Every Easter, my fiance’s mom makes peanut butter nests for her sons to take home. They are made with chow mein noodles, mixed in a melted peanut butter sauce, shaped into little nests and topped with egg-shaped chocolate candies. And I absolutely love them! I look forward to eating more than my share of them each year, but this year I just couldn’t wait.
I had a craving for something chocolatey and peanut buttery so, I decided to make mine with semi-sweet chocolate as well as peanut butter. We were visiting my fiance’s brother and his wife last weekend, so I used them as an excuse to make the recipe!
They try to eat vegan as much as possible, so when I began assembling the ingredients for this recipe and realized how simple this recipe would be to make vegan, I did so! You can easily make these Vegan Chocolate Peanut Butter Nests non-vegan if you so choose.
Ingredients:
1 (12 oz) package chow mein noodles
1 cup roasted unsalted peanuts
12 oz vegan semi-sweet chocolate morsels
1 cup creamy peanut butter
~12 oz Jordan almonds or dark chocolate covered almond “eggs” (or any other candy that is egg-shaped if not making vegan) — you’ll need roughly 85 egg shaped pieces
Line three cookie sheets with parchment paper.
Add the peanuts and noodles to a large bowl and mix to combine.
Add the semi-sweet chocolate morsels and peanut butter to a small pot over medium heat.
Stir until melted and smooth.
Add the chocolate peanut butter mixture to the noodles and peanuts and stir to combine.
You want the mixture to be completely coated in the chocolate peanut butter.
Scoop out a heaping tablespoon of the mixture and add to the parchment paper. Use the spoon to form it into a round-ish “nest” with a slight indent in the center.
Add two two four (however many fit depending on the size of your nest) Jordan almonds or other egg-shaped treat into the nest.
Repeat with the rest of the mixture and your almonds/candies. You should end up with about 28 nests. Let cool completely on the parchment paper.
I made some of these with speckled milk chocolate eggs, because they were so cute and I couldn’t resist. (These ones are obviously not vegan)
I love anything with a peanut butter/chocolate combination and this recipe was no exception!
Jordan almonds aren’t my favorite, so I was happy to have some with milk chocolate eggs. If only I had picked up the dark chocolate eggs instead!
These little nests make a great spring / Easter dessert, and hold up nicely for travel.
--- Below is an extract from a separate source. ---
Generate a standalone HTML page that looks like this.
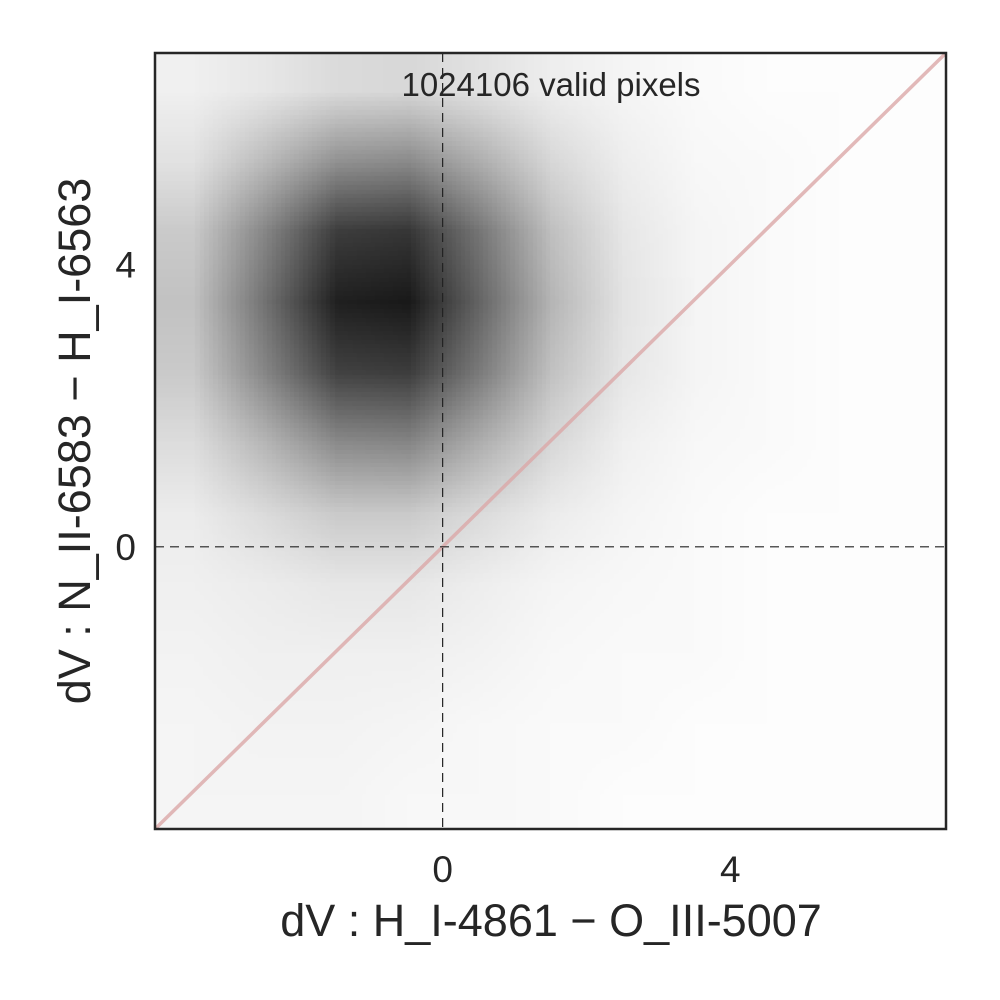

If you’re a big peanut butter fan, this recipe could stand to have a touch more, so maybe add another 1/4-1/2 cup of peanut butter to the chocolate mixture before heating if you really want the peanut butter taste to stand out.
- 1 (12 oz) package chow mein noodles
- 1 cup roasted unsalted peanuts
- 12 oz vegan semi-sweet chocolate morsels
- 1 cup creamy peanut butter
- ~12 oz Jordan almonds or dark chocolate covered almond “eggs” (or any other candy that is egg-shaped if not making vegan) — you’ll need roughly 85 egg shaped pieces
- Line three cookie sheets with parchment paper.
- Add the peanuts and noodles to a large bowl and mix to combine.
- Add the semi-sweet chocolate morsels and peanut butter to a small pot over medium heat.
- Stir until melted and smooth.
- Add the chocolate peanut butter mixture to the noodles and peanuts and stir to combine. You want the mixture to be completely coated in the chocolate peanut butter.
- Scoop out a heaping tablespoon of the mixture and add to the parchment paper. Use the spoon to form it into a round-ish “nest” with a slight indent in the center.
- Add two two four (however many fit depending on the size of your nest) Jordan almonds or other egg-shaped treat into the nest.
- Repeat with the rest of the mixture and your almonds/candies. You should end up with about 28 nests. Let cool completely on the parchment paper.